═══ DATA EXCERPT ═══
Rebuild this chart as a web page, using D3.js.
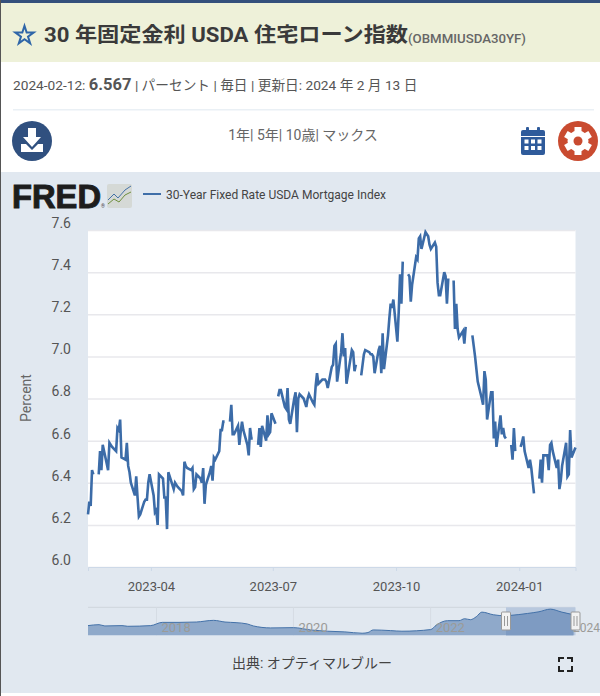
<!DOCTYPE html>
<html>
<head>
<meta charset="utf-8">
<script src="https://cdn.jsdelivr.net/npm/d3@7"></script>
<style>
  html, body { margin: 0; padding: 0; background: #fff; }
  svg { display: block; font-family: Roboto, "Noto Sans CJK JP", sans-serif; }
  .tick text { font-family: Roboto, "Noto Sans CJK JP", sans-serif; }
</style>
</head>
<body>
<svg id="chart" width="600" height="696"></svg>
<script>
// weekdays from 2023-02-13 to 2024-02-12, null = market holiday (gap in the line)
const rateValues = [
  6.25, 6.31, 6.29, 6.46, 6.44,
  null, 6.44, 6.55, 6.46, 6.58,
  6.49, 6.46, 6.59, 6.58, 6.57,
  6.55, 6.66, 6.65, 6.70, 6.52,
  6.51, 6.59, 6.48, 6.45, 6.40,
  6.34, 6.43, 6.33, 6.24, 6.25,
  6.31, 6.32, 6.32, 6.40, 6.44,
  6.34, 6.26, 6.27, 6.20, 6.44,
  6.42, 6.33, 6.33, 6.18, 6.45,
  6.39, 6.37, 6.40, 6.39, 6.38,
  6.36, 6.34, 6.50, 6.48, 6.47,
  6.46, 6.47, 6.37, 6.38, 6.44,
  6.42, 6.40, 6.47, 6.30, 6.39,
  6.45, 6.48, 6.41, 6.52, 6.51,
  6.55, 6.65, 6.65, 6.69, 6.69,
  null, 6.69, 6.77, 6.63, 6.63,
  6.67, 6.58, 6.64, 6.69, 6.65,
  6.58, 6.53, 6.66, 6.61, 6.61,
  null, 6.58, 6.66, 6.57, 6.67,
  6.60, 6.72, 6.63, 6.64, 6.73,
  6.68, null, 6.81, 6.84, 6.84,
  6.76, 6.75, 6.85, 6.70, 6.68,
  6.80, 6.83, 6.64, 6.80, 6.82,
  6.80, 6.78, 6.76, 6.80, 6.82,
  6.78, 6.77, 6.86, 6.92, 6.87,
  6.89, 6.89, 6.89, 6.88, 6.85,
  6.95, 6.96, 7.05, 7.06, 6.88,
  7.02, 7.11, 7.00, 7.04, 6.87,
  6.99, 7.03, 7.02, 6.93, 6.96,
  null, 6.91, 6.96, 7.01, 7.03,
  7.02, 7.01, 7.01, 7.00, 6.92,
  7.03, 7.05, 6.92, 7.11, 6.94,
  7.10, 7.18, 7.25, 7.23, 7.27,
  7.07, 7.21, 7.39, 7.25, 7.45,
  null, 7.39, 7.38, 7.26, 7.34,
  7.47, 7.46, 7.56, 7.57, 7.51,
  7.59, 7.58, 7.57, 7.53, 7.51,
  7.54, 7.52, 7.35, 7.29, 7.29,
  7.40, 7.38, 7.25, 7.37, null,
  7.36, 7.13, 7.25, 7.13, 7.09,
  7.12, 7.06, 7.14, null, null,
  7.10, 7.05, 7.00, 6.94, 6.88,
  6.80, 6.77, 6.93, 6.89, 6.70,
  6.83, 6.83, 6.61, 6.69, 6.57,
  6.72, 6.63, 6.66, 6.62, 6.61,
  null, 6.58, 6.51, 6.66, 6.55,
  null, 6.57, 6.59, 6.62, 6.55,
  6.47, 6.51, 6.47, 6.41, 6.35,
  null, 6.42, 6.51, 6.40, 6.53,
  6.53, 6.46, 6.58, 6.59, 6.55,
  6.47, 6.51, 6.37, 6.41, 6.48,
  6.59, 6.43, 6.44, 6.65, 6.52,
  6.567
];
const yTicks = [6.0, 6.2, 6.4, 6.6, 6.8, 7.0, 7.2, 7.4, 7.6];
const xTicks = ["2023-04-01", "2023-07-01", "2023-10-01", "2024-01-01"];

// overview strip under the chart
const navDates = ["2017-01", "2017-03", "2017-04", "2017-07", "2017-08", "2017-12", "2018-02", "2018-05",
  "2018-08", "2018-11", "2019-01", "2019-03", "2019-05", "2019-06", "2019-09", "2020-01", "2020-04",
  "2020-07", "2020-10", "2021-01", "2021-02", "2021-03", "2021-06", "2021-08", "2022-01", "2022-02",
  "2022-04", "2022-06", "2022-07", "2022-08", "2022-09", "2022-10", "2022-12", "2023-02", "2023-03",
  "2023-06", "2023-08", "2023-10", "2023-12", "2024-02"];
const navValues = [4.63, 4.80, 4.57, 4.63, 4.51, 4.63, 5.21, 5.21,
  5.27, 5.57, 5.27, 5.16, 4.92, 4.57, 4.22, 4.27, 3.86,
  3.63, 3.51, 3.27, 3.39, 3.86, 3.74, 3.63, 3.92, 4.74,
  5.51, 5.51, 5.86, 5.69, 6.21, 7.04, 6.57, 6.39, 6.45,
  6.80, 7.10, 7.57, 7.04, 6.57];
const navYears = [2018, 2020, 2022, 2024];

const parseDay = d3.timeParse("%Y-%m-%d");
const parseMonth = d3.timeParse("%Y-%m");

const firstDay = parseDay("2023-02-13");
const lastDay = parseDay("2024-02-12");
const weekdays = d3.timeDay.range(firstDay, d3.timeDay.offset(lastDay, 1))
  .filter(d => d.getDay() !== 0 && d.getDay() !== 6);
const rates = weekdays.map((d, i) => ({ date: d, value: rateValues[i] }));
const nav = navDates.map((d, i) => ({ date: parseMonth(d), value: navValues[i] }));

const margin = { top: 230, left: 88, right: 24.5, bottom: 129 };
const width = 600;
const height = 696;

const svg = d3.select("#chart");

// page blocks
svg.append("rect").attr("width", width).attr("height", 3).attr("fill", "#34507c");
svg.append("rect").attr("y", 3).attr("width", width).attr("height", 59).attr("fill", "#eef1d9");
svg.append("rect").attr("y", 172).attr("width", width).attr("height", 521).attr("fill", "#e1e8f0");
svg.append("rect").attr("y", 0).attr("width", 1).attr("height", 696).attr("fill", "#555");
svg.append("rect").attr("x", 13).attr("y", 109).attr("width", 581).attr("height", 1.5).attr("fill", "#eaf0f5");

// title row
svg.append("path")
  .attr("d", d3.symbol(d3.symbolStar, 105))
  .attr("transform", "translate(24.5,35.5)")
  .attr("fill", "none").attr("stroke", "#2f66a8").attr("stroke-width", 2);
svg.append("text").attr("x", 44).attr("y", 42)
  .attr("font-size", 20.5).attr("font-weight", 700).attr("fill", "#3a3a3a")
  .attr("textLength", 364).attr("lengthAdjust", "spacingAndGlyphs")
  .text("30 年固定金利 USDA 住宅ローン指数");
svg.append("text").attr("x", 408).attr("y", 43)
  .attr("font-size", 13).attr("font-weight", 500).attr("fill", "#666")
  .attr("textLength", 118).attr("lengthAdjust", "spacingAndGlyphs")
  .text("(OBMMIUSDA30YF)");

const info = svg.append("text").attr("x", 13).attr("y", 90).attr("font-size", 13.7).attr("fill", "#555");
info.append("tspan").text("2024-02-12: ");
info.append("tspan").attr("font-size", 16.5).attr("font-weight", 700).text("6.567");
info.append("tspan").text(" | パーセント | 毎日 | 更新日: 2024 年 2 月 13 日");

svg.append("text").attr("x", 303).attr("y", 140).attr("text-anchor", "middle")
  .attr("font-size", 14).attr("fill", "#666").text("1年| 5年| 10歳| マックス");

// download icon
const dl = svg.append("g").attr("transform", "translate(32,141)");
dl.append("circle").attr("r", 20).attr("fill", "#30507f");
dl.append("path").attr("d", "M-4,-13H4V-4H9L0,6L-9,-4H-4Z").attr("fill", "#fff");
dl.append("path").attr("d", "M-11,3H-6L0,9L6,3H11V11H-11Z").attr("fill", "#fff");

// calendar icon
const cal = svg.append("g").attr("transform", "translate(521,127)");
cal.append("rect").attr("y", 3).attr("width", 24).attr("height", 25).attr("rx", 2).attr("fill", "#2f5b9b");
cal.selectAll("rect.peg").data([5, 16]).join("rect").attr("class", "peg")
  .attr("x", d => d).attr("width", 3).attr("height", 6).attr("rx", 1).attr("fill", "#2f5b9b");
cal.append("rect").attr("x", 0).attr("y", 9).attr("width", 24).attr("height", 1).attr("fill", "#fff");
d3.cross([3.5, 10, 16.5], [12.5, 19]).forEach(([x, y]) => {
  cal.append("rect").attr("x", x).attr("y", y).attr("width", 4).attr("height", 4).attr("fill", "#fff");
});

// settings icon
const gear = svg.append("g").attr("transform", "translate(578,141)");
gear.append("circle").attr("r", 20).attr("fill", "#c94b30");
d3.range(3).forEach(i => {
  gear.append("rect").attr("x", -3.5).attr("y", -14).attr("width", 7).attr("height", 28)
    .attr("fill", "#fff").attr("transform", `rotate(${i * 60})`);
});
gear.append("circle").attr("r", 10.5).attr("fill", "#fff");
gear.append("circle").attr("r", 4.5).attr("fill", "#c94b30");

// FRED logo + legend
svg.append("text").attr("x", 12).attr("y", 208)
  .attr("font-family", "'Liberation Sans', sans-serif")
  .attr("font-size", 33).attr("font-weight", 700).attr("fill", "#1d1d1d")
  .attr("stroke", "#1d1d1d").attr("stroke-width", 1)
  .attr("textLength", 89).attr("lengthAdjust", "spacingAndGlyphs").text("FRED");
svg.append("text").attr("x", 101).attr("y", 208).attr("font-size", 5).attr("fill", "#444").text("®");
const logo = svg.append("g").attr("transform", "translate(107,184)");
logo.append("rect").attr("width", 25).attr("height", 24).attr("rx", 2).attr("fill", "#d5d9d6");
logo.append("path").attr("d", "M1,16L7,10L11,14L18,6L24,2").attr("fill", "none").attr("stroke", "#4572a7");
logo.append("path").attr("d", "M1,20L7,15L12,18L18,11L24,8").attr("fill", "none").attr("stroke", "#6f8f3f");

svg.append("line").attr("x1", 143).attr("x2", 161).attr("y1", 194).attr("y2", 194)
  .attr("stroke", "#3f6ea8").attr("stroke-width", 2);
svg.append("text").attr("x", 166).attr("y", 198.5).attr("font-size", 13).attr("fill", "#444")
  .attr("textLength", 220).attr("lengthAdjust", "spacingAndGlyphs")
  .text("30-Year Fixed Rate USDA Mortgage Index");

// main plot
const xScale = d3.scaleTime()
  .domain([firstDay, lastDay])
  .range([margin.left, width - margin.right]);
const yScale = d3.scaleLinear()
  .domain([6, 7.6])
  .range([height - margin.bottom, margin.top]);

svg.append("rect")
  .attr("x", margin.left).attr("y", margin.top)
  .attr("width", width - margin.left - margin.right)
  .attr("height", height - margin.top - margin.bottom)
  .attr("fill", "#fff");

const yAxis = svg.append("g")
  .attr("transform", "translate(" + margin.left + ",0)")
  .call(d3.axisLeft(yScale).tickValues(yTicks).tickFormat(d3.format(".1f"))
    .tickSize(-(width - margin.left - margin.right)).tickPadding(17));
yAxis.select(".domain").remove();
yAxis.selectAll(".tick line").attr("stroke", "#e8e8ec").attr("stroke-width", 1.5);
yAxis.selectAll(".tick text").attr("dy", "-0.18em").attr("font-size", 14).attr("fill", "#555");

const xAxis = svg.append("g")
  .attr("transform", "translate(0," + (height - margin.bottom) + ")")
  .call(d3.axisBottom(xScale).tickValues(xTicks.map(parseDay)).tickFormat(d3.timeFormat("%Y-%m"))
    .tickSize(4).tickPadding(11));
xAxis.select(".domain").attr("stroke", "#cdd9e8");
xAxis.selectAll(".tick line").attr("stroke", "#cdd9e8");
xAxis.selectAll(".tick text").attr("font-size", 13).attr("fill", "#555");

svg.append("text")
  .attr("transform", "translate(31,398) rotate(-90)")
  .attr("text-anchor", "middle").attr("font-size", 14).attr("fill", "#666").text("Percent");

const line = d3.line()
  .defined(d => d.value != null)
  .x(d => xScale(d.date))
  .y(d => yScale(d.value));

svg.append("path").datum(rates)
  .attr("d", line)
  .attr("fill", "none").attr("stroke", "#3c6ca8").attr("stroke-width", 2.6);

// overview strip
const navX = d3.scaleTime()
  .domain([parseDay("2017-01-01"), lastDay])
  .range([88, 575.5]);
const navY = d3.scaleLinear().domain([2.9, 7.9]).range([635.3, 607.3]);
const navSelX = xScale.range();
const navLeft = 506;

const area = d3.area()
  .x(d => navX(d.date))
  .y0(navY.range()[0])
  .y1(d => navY(d.value))
  .curve(d3.curveMonotoneX);

svg.append("line").attr("x1", 88).attr("x2", 575).attr("y1", 607.3).attr("y2", 607.3)
  .attr("stroke", "#cfd5dc").attr("stroke-width", 1);
svg.selectAll("line.year").data(navYears).join("line").attr("class", "year")
  .attr("x1", d => navX(new Date(d, 0, 1))).attr("x2", d => navX(new Date(d, 0, 1)))
  .attr("y1", 607.3).attr("y2", 635.3).attr("stroke", "#d5dce4");

svg.append("rect").attr("x", navLeft).attr("y", 607.3).attr("width", navSelX[1] - navLeft).attr("height", 28)
  .attr("fill", "#b8c8de");
svg.append("path").datum(nav).attr("d", area).attr("fill", "#8fa9ca");
svg.append("clipPath").attr("id", "sel").append("rect")
  .attr("x", navLeft).attr("y", 600).attr("width", navSelX[1] - navLeft).attr("height", 40);
svg.append("path").datum(nav).attr("d", area).attr("clip-path", "url(#sel)").attr("fill", "#7e9bc2");
svg.append("path").datum(nav).attr("d", area.lineY1())
  .attr("fill", "none").attr("stroke", "#4472a9").attr("stroke-width", 1);

// 2024 sits mostly behind the right handle, right against the page edge
svg.selectAll("text.year").data(navYears).join("text").attr("class", "year")
  .attr("x", d => d === 2024 ? 600 : navX(new Date(d, 0, 1)) + 5)
  .attr("text-anchor", d => d === 2024 ? "end" : "start")
  .attr("y", 632).attr("font-size", d => d === 2024 ? 12 : 13).attr("fill", "#9b9b98")
  .text(d => d);

svg.selectAll("g.handle").data([navLeft, navSelX[1]]).join("g").attr("class", "handle")
  .attr("transform", d => `translate(${d},621)`)
  .each(function () {
    const h = d3.select(this);
    h.append("rect").attr("x", -4.5).attr("y", -9).attr("width", 9).attr("height", 18).attr("rx", 1)
      .attr("fill", "#f2f2f2").attr("stroke", "#999");
    h.selectAll("line").data([-1.5, 1.5]).join("line")
      .attr("x1", d => d).attr("x2", d => d).attr("y1", -5).attr("y2", 5).attr("stroke", "#999");
  });

// footer
svg.append("text").attr("x", 312).attr("y", 668).attr("text-anchor", "middle")
  .attr("font-size", 14).attr("fill", "#444").text("出典: オプティマルブルー");
svg.append("path")
  .attr("d", "M559,662V658H564M567,658H572V662M572,666V671H567M564,671H559V666")
  .attr("fill", "none").attr("stroke", "#222").attr("stroke-width", 2);
</script>
</body>
</html>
═══
_WHAT TO WORK ON_. Copy each line holding the word "page" from the listing above.

_COMPLETE ANSWER_.
Rebuild this chart as a web page, using D3.js.
// page blocks
// 2024 sits mostly behind the right handle, right against the page edge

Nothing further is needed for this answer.